Вскоре после этого довелось Аксинье перейти на вдовий хлеб. Всего хлебнула в жизни. Поглумились и кулаки, насмехались в свое время. Дразнили порой: «Где ж это твой дом, тот, что с солнцем в каждом окне? Что-то ты не очень видишь это солнце!» Она либо молчала, стиснув зубы, а если уж скажет, то такое, что приводило их в ярость, и они начали ей угрожать:
— Ты гляди, баба, как бы тебе… Мы тебе покажем коммунию!
Но она была не из пугливых:
— Руки у вас коротки, да и те еще укоротим!
И слова ее сбылись. Укоротили.
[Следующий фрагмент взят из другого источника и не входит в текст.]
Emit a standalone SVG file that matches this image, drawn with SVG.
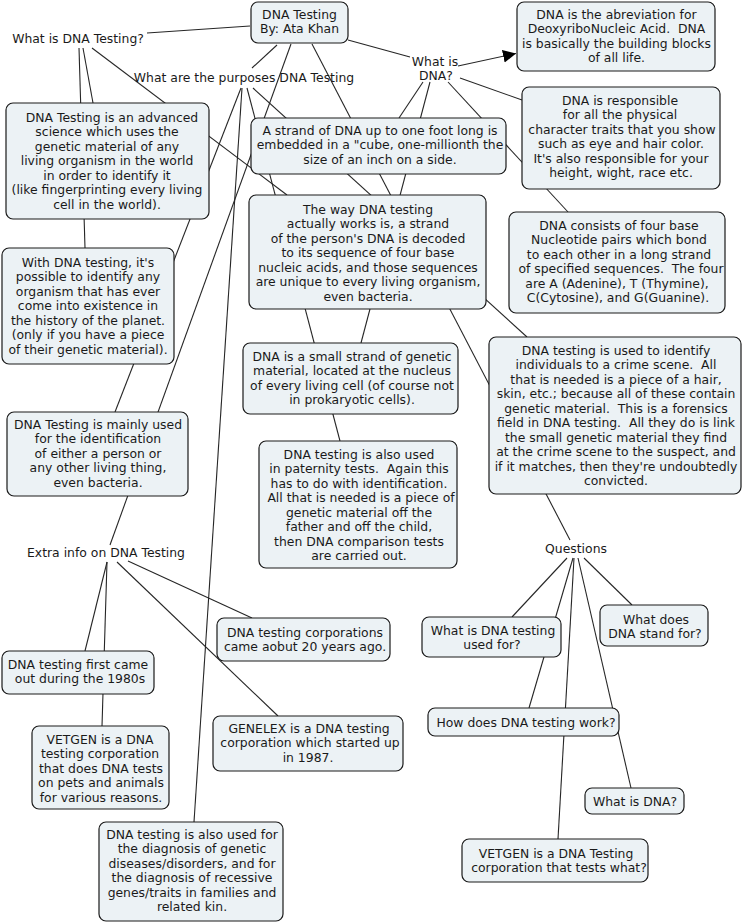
<svg xmlns="http://www.w3.org/2000/svg" width="743" height="923" viewBox="0 0 743 923">
<style>
.n rect{fill:#ecf2f5;stroke:#1a1a1a;stroke-width:1.2}
text{font-family:"DejaVu Sans","Liberation Sans",sans-serif;font-size:12.4px;fill:#1a1a1a;text-anchor:middle;white-space:pre}
.c line{stroke:#262626;stroke-width:1.1}
</style>
<defs>
<marker id="ah" markerUnits="userSpaceOnUse" markerWidth="14" markerHeight="14" refX="13" refY="7" orient="auto">
<path d="M0,0.5 L13,7 L0,13.5 z" fill="#000"/>
</marker>
</defs>
<rect width="743" height="923" fill="#fff"/>
<g id="connectors" class="c">
<line x1="250" y1="26" x2="147" y2="33"/>
<line x1="277" y1="45" x2="252" y2="68"/>
<line x1="291" y1="44" x2="110" y2="545"/>
<line x1="312" y1="44" x2="570" y2="540"/>
<line x1="348" y1="40" x2="410" y2="57"/>
<line x1="79" y1="48" x2="85" y2="248"/>
<line x1="83" y1="48" x2="93" y2="103"/>
<line x1="92" y1="48" x2="287" y2="195"/>
<line x1="241" y1="88" x2="115" y2="412"/>
<line x1="242" y1="88" x2="194" y2="822"/>
<line x1="247" y1="88" x2="340" y2="441"/>
<line x1="253" y1="88" x2="527" y2="337"/>
<line x1="458" y1="66" x2="516" y2="53.5" marker-end="url(#ah)"/>
<line x1="460" y1="78" x2="522" y2="100"/>
<line x1="423" y1="82" x2="399" y2="118"/>
<line x1="430" y1="82" x2="361" y2="343"/>
<line x1="448" y1="82" x2="568" y2="212"/>
<line x1="107" y1="562" x2="85" y2="651"/>
<line x1="107" y1="562" x2="102" y2="726"/>
<line x1="117" y1="562" x2="278" y2="716"/>
<line x1="128" y1="561" x2="252" y2="618"/>
<line x1="567" y1="558" x2="512" y2="617"/>
<line x1="573" y1="558" x2="529" y2="708"/>
<line x1="574" y1="558" x2="558" y2="839"/>
<line x1="578" y1="558" x2="631" y2="788"/>
<line x1="584" y1="558" x2="632" y2="605"/>
</g>
<g id="label-what-is-dna-testing"><text x="78" y="43">What is DNA Testing?</text></g>
<g id="label-purposes"><text x="244" y="82">What are the purposes DNA Testing</text></g>
<g id="label-what-is-dna"><text x="435" y="66">What is</text><text x="436" y="80">DNA?</text></g>
<g id="label-extra"><text x="106" y="557">Extra info on DNA Testing</text></g>
<g id="label-questions"><text x="576" y="553">Questions</text></g>

<g id="root" class="n"><rect x="251" y="2" width="97" height="41" rx="7"/>
<text x="299.5" y="18.5">DNA Testing</text><text x="299.5" y="33">By: Ata Khan</text></g>

<g id="abbrev" class="n"><rect x="517" y="2" width="198" height="69" rx="7"/>
<text x="616.5" y="18.5">DNA is the abreviation for</text>
<text x="616.5" y="33">DeoxyriboNucleic Acid.  DNA</text>
<text x="616.5" y="47.5">is basically the building blocks</text>
<text x="616.5" y="62">of all life.</text></g>

<g id="responsible" class="n"><rect x="522" y="87" width="198" height="102" rx="7"/>
<text x="620" y="104.5">DNA is responsible</text>
<text x="620" y="119">for all the physical</text>
<text x="622" y="133.5">character traits that you show</text>
<text x="621" y="148">such as eye and hair color.</text>
<text x="621" y="162.5">It's also responsible for your</text>
<text x="621" y="177">height, wight, race etc.</text></g>

<g id="strand" class="n"><rect x="251" y="118" width="255" height="56" rx="7"/>
<text x="380" y="134.5">A strand of DNA up to one foot long is</text>
<text x="380" y="149">embedded in a "cube, one-millionth the</text>
<text x="380" y="163.5">size of an inch on a side.</text></g>

<g id="way" class="n"><rect x="249" y="195" width="237" height="114" rx="7"/>
<text x="368" y="213.5">The way DNA testing</text>
<text x="368" y="228">actually works is, a strand</text>
<text x="368" y="242.5">of the person's DNA is decoded</text>
<text x="368" y="257">to its sequence of four base</text>
<text x="368" y="271.5">nucleic acids, and those sequences</text>
<text x="368" y="286">are unique to every living organism,</text>
<text x="368" y="300.5">even bacteria.</text></g>

<g id="consists" class="n"><rect x="509" y="212" width="216" height="101" rx="7"/>
<text x="619" y="229.5">DNA consists of four base</text>
<text x="619" y="244">Nucleotide pairs which bond</text>
<text x="619" y="258.5">to each other in a long strand</text>
<text x="621" y="273">of specified sequences.  The four</text>
<text x="617" y="287.5">are A (Adenine), T (Thymine),</text>
<text x="618" y="302">C(Cytosine), and G(Guanine).</text></g>

<g id="crime" class="n"><rect x="489" y="337" width="252" height="157" rx="7"/>
<text x="616" y="354.5">DNA testing is used to identify</text>
<text x="616" y="369">individuals to a crime scene.  All</text>
<text x="616" y="383.5">that is needed is a piece of a hair,</text>
<text x="616" y="398">skin, etc.; because all of these contain</text>
<text x="616" y="412.5">genetic material.  This is a forensics</text>
<text x="616" y="427">field in DNA testing.  All they do is link</text>
<text x="616" y="441.5">the small genetic material they find</text>
<text x="616" y="456">at the crime scene to the suspect, and</text>
<text x="616" y="470.5">if it matches, then they're undoubtedly</text>
<text x="616" y="485">convicted.</text></g>

<g id="advanced" class="n"><rect x="6" y="103" width="203" height="116" rx="7"/>
<text x="112" y="121.5">DNA Testing is an advanced</text>
<text x="107" y="136">science which uses the</text>
<text x="107" y="150.5">genetic material of any</text>
<text x="107" y="165">living organism in the world</text>
<text x="107" y="179.5">in order to identify it</text>
<text x="107" y="194">(like fingerprinting every living</text>
<text x="107" y="208.5">cell in the world).</text></g>

<g id="with" class="n"><rect x="2" y="248" width="172" height="116" rx="7"/>
<text x="88" y="266.5">With DNA testing, it's</text>
<text x="88" y="281">possible to identify any</text>
<text x="88" y="295.5">organism that has ever</text>
<text x="88" y="310">come into existence in</text>
<text x="88" y="324.5">the history of the planet.</text>
<text x="88" y="339">(only if you have a piece</text>
<text x="88" y="353.5">of their genetic material).</text></g>

<g id="mainly" class="n"><rect x="7" y="412" width="181" height="84" rx="7"/>
<text x="98" y="428.5">DNA Testing is mainly used</text>
<text x="98" y="443">for the identification</text>
<text x="98" y="457.5">of either a person or</text>
<text x="98" y="472">any other living thing,</text>
<text x="98" y="486.5">even bacteria.</text></g>

<g id="small-strand" class="n"><rect x="243" y="343" width="215" height="71" rx="7"/>
<text x="352" y="360.5">DNA is a small strand of genetic</text>
<text x="352" y="375">material, located at the nucleus</text>
<text x="352" y="389.5">of every living cell (of course not</text>
<text x="352" y="404">in prokaryotic cells).</text></g>

<g id="paternity" class="n"><rect x="259" y="441" width="198" height="127" rx="7"/>
<text x="359" y="458.5">DNA testing is also used</text>
<text x="359" y="473">in paternity tests.  Again this</text>
<text x="359" y="487.5">has to do with identification.</text>
<text x="361" y="502">All that is needed is a piece of</text>
<text x="359" y="516.5">genetic material off the</text>
<text x="359" y="531">father and off the child,</text>
<text x="359" y="545.5">then DNA comparison tests</text>
<text x="359" y="560">are carried out.</text></g>

<g id="corporations" class="n"><rect x="217" y="618" width="173" height="43" rx="7"/>
<text x="305" y="636.5">DNA testing corporations</text>
<text x="305" y="651">came aobut 20 years ago.</text></g>

<g id="first" class="n"><rect x="2" y="651" width="152" height="43" rx="7"/>
<text x="78" y="668.5">DNA testing first came</text>
<text x="80" y="683">out during the 1980s</text></g>

<g id="vetgen" class="n"><rect x="32" y="726" width="137" height="83" rx="7"/>
<text x="100" y="743.5">VETGEN is a DNA</text>
<text x="100" y="758">testing corporation</text>
<text x="101" y="772.5">that does DNA tests</text>
<text x="101" y="787">on pets and animals</text>
<text x="101" y="801.5">for various reasons.</text></g>

<g id="genelex" class="n"><rect x="213" y="716" width="190" height="55" rx="7"/>
<text x="309" y="732.5">GENELEX is a DNA testing</text>
<text x="310" y="747">corporation which started up</text>
<text x="308" y="761.5">in 1987.</text></g>

<g id="diagnosis" class="n"><rect x="99" y="822" width="184" height="99" rx="7"/>
<text x="192" y="838.5">DNA testing is also used for</text>
<text x="192" y="853">the diagnosis of genetic</text>
<text x="192" y="867.5">diseases/disorders, and for</text>
<text x="192" y="882">the diagnosis of recessive</text>
<text x="192" y="896.5">genes/traits in families and</text>
<text x="192" y="911">related kin.</text></g>

<g id="q-used-for" class="n"><rect x="422" y="617" width="139" height="40" rx="7"/>
<text x="493" y="634.5">What is DNA testing</text>
<text x="492" y="649">used for?</text></g>

<g id="q-stand-for" class="n"><rect x="600" y="605" width="108" height="41" rx="7"/>
<text x="656" y="623.5">What does</text>
<text x="655" y="637.5">DNA stand for?</text></g>

<g id="q-how" class="n"><rect x="428" y="708" width="191" height="28" rx="7"/>
<text x="526" y="726.5">How does DNA testing work?</text></g>

<g id="q-what-is-dna" class="n"><rect x="585" y="788" width="99" height="26" rx="7"/>
<text x="635" y="806">What is DNA?</text></g>

<g id="q-vetgen" class="n"><rect x="462" y="839" width="186" height="43" rx="7"/>
<text x="556" y="857.5">VETGEN is a DNA Testing</text>
<text x="559" y="871.5">corporation that tests what?</text></g>
</svg>
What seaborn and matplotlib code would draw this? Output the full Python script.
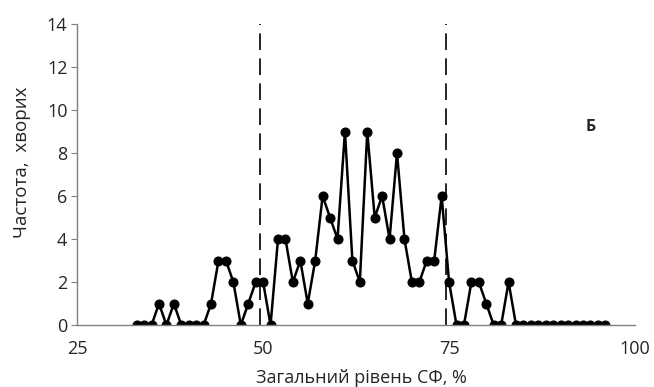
import numpy as np
import matplotlib
matplotlib.use("Agg")
import matplotlib.pyplot as plt
import seaborn as sns
import pandas as pd

sns.set_style("white")
plt.rcParams['font.family'] = ['Open Sans', 'DejaVu Sans']

# level of SF (%) and number of patients
level = list(range(33, 97))
counts = [0, 0, 0, 1, 0, 1, 0, 0, 0, 0, 1, 3, 3, 2, 0, 1, 2, 2, 0,
          4, 4, 2, 3, 1, 3, 6, 5, 4, 9, 3, 2, 9, 5, 6, 4, 8, 4, 2, 2,
          3, 3, 6, 2, 0, 0, 2, 2, 1, 0, 0, 2,
          0, 0, 0, 0, 0, 0, 0, 0, 0, 0, 0, 0, 0]
bounds = [49.6, 74.6]
xticks = [25, 50, 75, 100]
yticks = list(range(0, 15, 2))

df = pd.DataFrame({'level': level, 'count': counts})

fig = plt.figure(figsize=(6.54, 3.87), dpi=100)
ax = fig.add_axes([0.118, 0.160, 0.853, 0.778])

sns.lineplot(x='level', y='count', data=df, ax=ax, color='black',
             linewidth=1.8, marker='o', markersize=6.5, markeredgecolor='black')

for b in bounds:
    ax.axvline(b, color='black', linewidth=1.2, linestyle=(0, (10, 5)))

ax.set_xlim(25, 100)
ax.set_ylim(0, 14)
ax.set_xticks(xticks)
ax.set_yticks(yticks)
ax.tick_params(axis='y', direction='out', length=4, color='#808080', labelsize=13, left=True, pad=3)
ax.tick_params(axis='x', length=0, labelsize=13, pad=11)

for s in ['top', 'right']:
    ax.spines[s].set_visible(False)
for s in ['left', 'bottom']:
    ax.spines[s].set_color('#808080')
    ax.spines[s].set_linewidth(1.0)

ax.set_xlabel('Загальний рівень СФ, %', fontsize=13)
ax.set_ylabel('Частота,  хворих', fontsize=13.5)
ax.xaxis.set_label_coords(0.51, -0.145)
ax.yaxis.set_label_coords(-0.082, 0.54)
ax.text(94, 9.2, 'Б', fontsize=11.5, fontweight='bold', ha='center', va='center')

plt.savefig('out.png', dpi=100)
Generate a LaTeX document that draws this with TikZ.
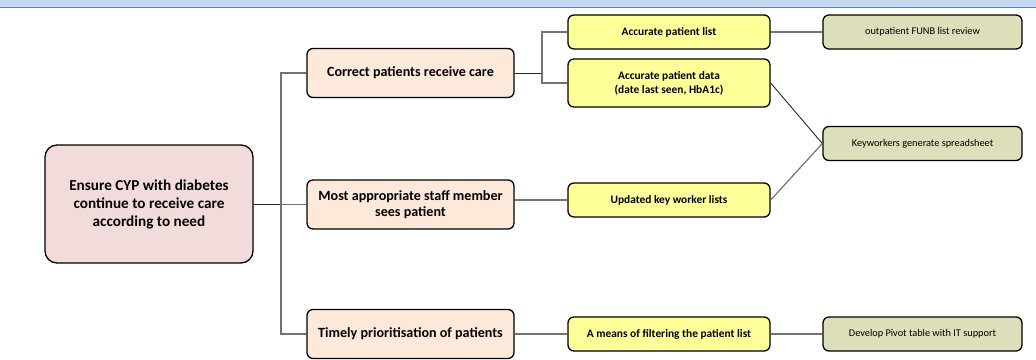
\documentclass[tikz,border=0pt]{standalone}
\usepackage{fontspec}
\setmainfont{Carlito}
\usetikzlibrary{positioning}
\definecolor{goalfill}{HTML}{F2DCDB}
\definecolor{driverfill}{HTML}{FDE9D9}
\definecolor{needfill}{HTML}{FFFF99}
\definecolor{actfill}{HTML}{DDDFBA}
\definecolor{bandfill}{HTML}{C6D9F1}
\definecolor{bandline}{HTML}{4F81BD}
\tikzset{box/.style={draw=black, line width=1.3pt, rounded corners=6pt, align=center, inner sep=2pt},
  goal/.style={box, fill=goalfill, rounded corners=12pt, minimum width=208pt, minimum height=118pt, font=\bfseries\fontsize{15.2}{18}\selectfont},
  driver/.style={box, fill=driverfill, minimum width=207pt, minimum height=49pt, font=\bfseries\fontsize{14.1}{16}\selectfont},
  need/.style={box, fill=needfill, minimum width=202pt, minimum height=34pt, font=\bfseries\fontsize{11.4}{14}\selectfont},
  act/.style={box, fill=actfill, minimum width=199pt, minimum height=34pt, font=\fontsize{10.3}{12}\selectfont},
  link/.style={draw=black!85, line width=0.9pt},
  trunk/.style={draw=black!55, line width=1.2pt}}

\begin{document}
\begin{tikzpicture}[x=1pt, y=-1pt]
    \useasboundingbox (0,0) rectangle (1036,359);
    \fill[bandfill] (0,0) rectangle (1036,7);
    \draw[bandline, line width=1pt] (0,7) -- (1036,7);
    % goal and primary drivers
    \node[goal] (m) at (149,204) {Ensure CYP with diabetes\\continue to receive care\\according to need};
    \node[driver] (c) at (410.5,73) {Correct patients receive care};
    \node[driver] (s) at (410.5,204.5) {Most appropriate staff member\\sees patient};
    \node[driver] (p) at (410.5,334) {Timely prioritisation of patients};
    % secondary drivers
    \node[need] (a1) at (669,32) {Accurate patient list};
    \node[need, minimum height=48pt] (a2) at (669,83) {Accurate patient data\\(date last seen, HbA1c)};
    \node[need] (u) at (669,200) {Updated key worker lists};
    \node[need] (f) at (669,334) {A means of filtering the patient list};
    % change ideas
    \node[act] (o) at (922.5,32) {outpatient FUNB list review};
    \node[act] (k) at (922.5,143.5) {Keyworkers generate spreadsheet};
    \node[act] (d) at (922.5,334) {Develop Pivot table with IT support};
    \coordinate (j1) at (281,0);
    \coordinate (j2) at (542,0);
    \draw[link] (m.east) -- (m.east -| j1);
    \draw[trunk] (c.west) -- (c.west -| j1) -- (p.west -| j1) -- (p.west);
    \draw[trunk] (s.west) -- (s.west -| j1);
    \draw[link] (c.east) -- (c.east -| j2);
    \draw[trunk] (a1.west) -- (a1.west -| j2) -- (a2.west -| j2) -- (a2.west);
    \draw[trunk] (s.east |- u.west) -- (u.west);
    \draw[trunk] (p.east) -- (f.west);
    \draw[trunk] (a1.east) -- (o.west);
    \draw[trunk] (f.east) -- (d.west);
    \draw[link] (a2.east) -- (k.west);
    \draw[trunk] (u.east) -- (k.west);
\end{tikzpicture}
\end{document}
Да так укоротили, что и следа от них не осталось.
А солнце, о котором мечтал когда-то Сергей, оно и не заходило никогда в ее окне, а набиралось все больше и больше силы. И все черное, все грязное, что тянулось от старых дней и еще мешало людям, постепенно отходило, пропадало. И действительно, в каждое окно начало заглядывать это Сергеево солнце. На одно только и жаловалась иногда Аксинья, что в свое время не одолела науки, не сильна была в грамоте. Все свое внимание отдавала сыну, чтобы выполнить последнюю волю мужа. И сын, Костя, учился. Окончив семилетку, работал слесарем, потом машинистом. В последние годы стал инженером. Порой, выслушав выступление матери на колхозном собрании, говорил ей:
— Вам бы грамоту одолеть, вы бы такими делами ворочали, на всю республику, не меньше.
— А что ты думаешь, сынок! В нынешнее время нашему человеку всюду ход. Но уж не в мои годы. Вам, молодым, все дороги открыты. Так оно и должно быть.
Сын пытался убедить ее перейти жить к нему:
— Никаких вам хлопот и забот. Хоть отдохнете немного.
— Что ты, сынок. Не привыкла я к легкому хлебу. Еще рано мне в дармоеды записываться. Тут я при деле, и работа моя мне по силам. В гости к тебе — могу. В нахлебники, в лодыри — не по моему нраву. Если и ослабею, люди наши меня не оставят. Вон какое стадо я вырастила своим трудом. Да и к другому руки приложила. Всюду есть моя доля. Без хлеба никогда не останусь.